What would make an NJ town’s holiday display unconstitutional?
With the holiday season officially underway, municipal officials in New Jersey are scrambling to put together holiday displays that won’t offend anybody — or trigger possible lawsuits.
According to Mike Cerra, the assistant executive director of the New Jersey League of Municipalities, what is and is not permitted for a holiday display on municipal property can become a very complex legal issue. However, a court case 20 years ago in Jersey City provides good guidelines for towns to follow, he said.
“It’s clear that a purely religious display, especially if it pertains to just a single religion, is most likely going to be found unconstitutional,” he said. “However, a display containing symbols from different religions as well as secular symbols of the holidays would meet the constitutional test.”
So would a town that erects a Christmas tree and a menorah have to put up a sleigh or a reindeer with a blinking red nose as well?
“It’s a case-by-case basis, but it probably would need to be more diverse and have some secular symbols as well,” Cerra said.
In other words, he says a holiday display that features a crèche, a menorah and a Christmas tree should also include any number of same-sized secular symbols which could include “figures of Santa Claus, Frosty the Snowman, sleds, the Elf on the Shelf- an elf comes to your house every night and watches your kids. The more inclusive a display is, the more likely it will pass Constitutional muster.”
Cerra said because these guidelines have been hammered out, there has not been a significant holiday display court case in Jersey in several years.
Last fall, a League of Municipalities attorney was asked to offer general guidelines to towns on this issue. The following letter was to then-executive director Bill Dressel by Edward Purcell Esq., NJLM Associate Counsel-Staff Attorney:
"The leading case in this area of law is ACLU v. Schundler, 168 F.3d 92 (3d Cir. 1999). In that case, Jersey City erected, on city property and in front of City Hall, a display with a nativity scene, also called a crèche, and a menorah. The ACLU challenged this display on First Amendment grounds in 1994, and the District Court ordered the city to never again erect the holiday display.
In 1995, Jersey City again erected a holiday display, again containing a crèche and a menorah. However, this time the city added Kwanza symbols, figures of Santa Claus and Frosty the Snowman, a sled, and signs that indicated the city celebrated the diverse cultural and ethnic heritages of its residents. All of the displays were of roughly the same size and prominence. The Third Circuit Court of Appeals found this a permissible display that did not run afoul of the Establishment Clause of the First Amendment. This case gives some general guidelines to municipal officials for permissible holiday displays.
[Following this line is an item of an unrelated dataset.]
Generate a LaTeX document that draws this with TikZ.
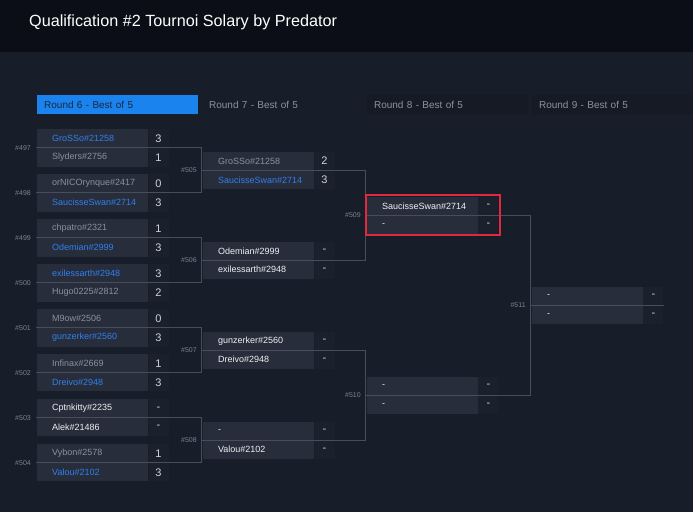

A purely religious display, especially one related to a single religion, is almost certainly unconstitutional. In a prior case, the United States Supreme Court held a crèche, with a few poinsettias and a banner reading “Gloria in Excelsis Deo!” had the “unconstitutional effect of conveying a government endorsement of Christianity.” Allegheny v. ACLU, 492 U.S. 579, 627 (1989).
A display containing symbols from different religions, as well as secular symbols of the holidays, is likely constitutional. The constitutionality of such a display is further enhanced if a secular message is also included; for example, the message in the Jersey City display celebrating the diverse cultural and ethnic heritages of its residents, or another display in the Allegheny case that consisted of a menorah, a Christmas tree, and sign celebrating liberty and freedom. The Supreme Court found the inclusion of the secular Christmas tree and secular message rendered the display constitutional. Id. at 659.
The secular symbols and messages should not be included merely as an attempt to legitimize the religious aspects. To that end, they should be at least as prominent as any religious displays.
The law in this area remains complex, and municipal officials should consult their municipal attorneys about the legality of their particular display and the potential future impact of any decision reached."